** start **

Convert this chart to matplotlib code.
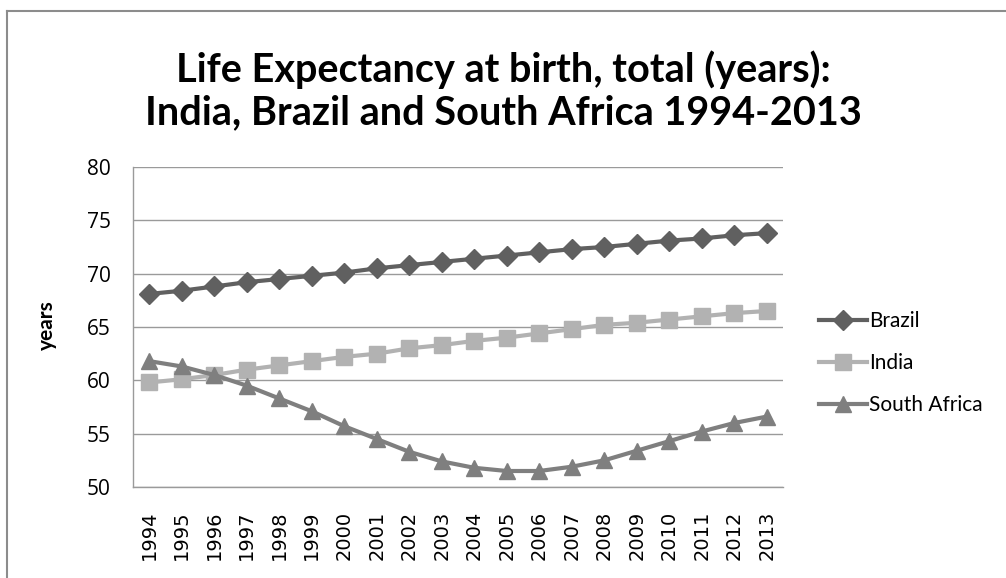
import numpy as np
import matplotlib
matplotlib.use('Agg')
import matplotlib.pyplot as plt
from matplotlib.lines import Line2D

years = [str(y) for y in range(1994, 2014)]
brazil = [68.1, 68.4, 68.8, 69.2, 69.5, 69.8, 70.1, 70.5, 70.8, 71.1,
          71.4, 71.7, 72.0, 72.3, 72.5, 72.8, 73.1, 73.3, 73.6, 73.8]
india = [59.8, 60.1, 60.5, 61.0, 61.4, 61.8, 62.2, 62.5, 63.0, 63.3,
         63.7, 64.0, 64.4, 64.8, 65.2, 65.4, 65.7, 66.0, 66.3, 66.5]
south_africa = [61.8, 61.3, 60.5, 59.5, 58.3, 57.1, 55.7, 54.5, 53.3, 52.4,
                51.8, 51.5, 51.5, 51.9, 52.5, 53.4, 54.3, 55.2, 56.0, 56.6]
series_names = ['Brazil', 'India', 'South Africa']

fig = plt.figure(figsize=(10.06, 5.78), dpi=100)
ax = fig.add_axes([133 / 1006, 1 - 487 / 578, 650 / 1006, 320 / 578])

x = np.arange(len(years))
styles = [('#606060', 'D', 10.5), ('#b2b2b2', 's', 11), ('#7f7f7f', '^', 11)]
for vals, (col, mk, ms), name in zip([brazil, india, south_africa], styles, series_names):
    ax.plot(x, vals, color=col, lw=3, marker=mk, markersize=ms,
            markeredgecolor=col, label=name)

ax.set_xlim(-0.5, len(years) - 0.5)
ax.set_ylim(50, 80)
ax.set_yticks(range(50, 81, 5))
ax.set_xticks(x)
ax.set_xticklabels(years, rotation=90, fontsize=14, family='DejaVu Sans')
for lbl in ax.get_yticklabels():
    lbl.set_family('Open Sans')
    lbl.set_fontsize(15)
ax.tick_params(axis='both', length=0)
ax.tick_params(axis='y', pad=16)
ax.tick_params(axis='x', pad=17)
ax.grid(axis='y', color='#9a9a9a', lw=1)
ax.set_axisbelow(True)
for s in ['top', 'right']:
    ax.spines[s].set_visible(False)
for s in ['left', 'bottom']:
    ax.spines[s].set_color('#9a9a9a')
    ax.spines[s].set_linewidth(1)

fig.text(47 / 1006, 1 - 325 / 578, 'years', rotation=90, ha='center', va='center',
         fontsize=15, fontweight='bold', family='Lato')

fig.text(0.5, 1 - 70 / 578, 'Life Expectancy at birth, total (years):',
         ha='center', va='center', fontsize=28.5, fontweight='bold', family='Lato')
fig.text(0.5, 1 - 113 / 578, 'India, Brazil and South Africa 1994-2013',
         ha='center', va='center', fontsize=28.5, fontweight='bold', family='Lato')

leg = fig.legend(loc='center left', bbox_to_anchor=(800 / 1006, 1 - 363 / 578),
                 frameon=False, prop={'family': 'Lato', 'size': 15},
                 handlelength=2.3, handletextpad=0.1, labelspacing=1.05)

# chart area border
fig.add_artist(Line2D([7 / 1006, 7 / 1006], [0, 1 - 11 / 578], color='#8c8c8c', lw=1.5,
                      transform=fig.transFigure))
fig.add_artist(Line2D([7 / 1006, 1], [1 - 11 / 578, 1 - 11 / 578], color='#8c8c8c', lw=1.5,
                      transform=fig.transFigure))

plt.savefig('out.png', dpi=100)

** end **

**Your goal:**
Check each line of the data above for the word "chart" and say how many lines have it. Give the number alone.

**The response:**
2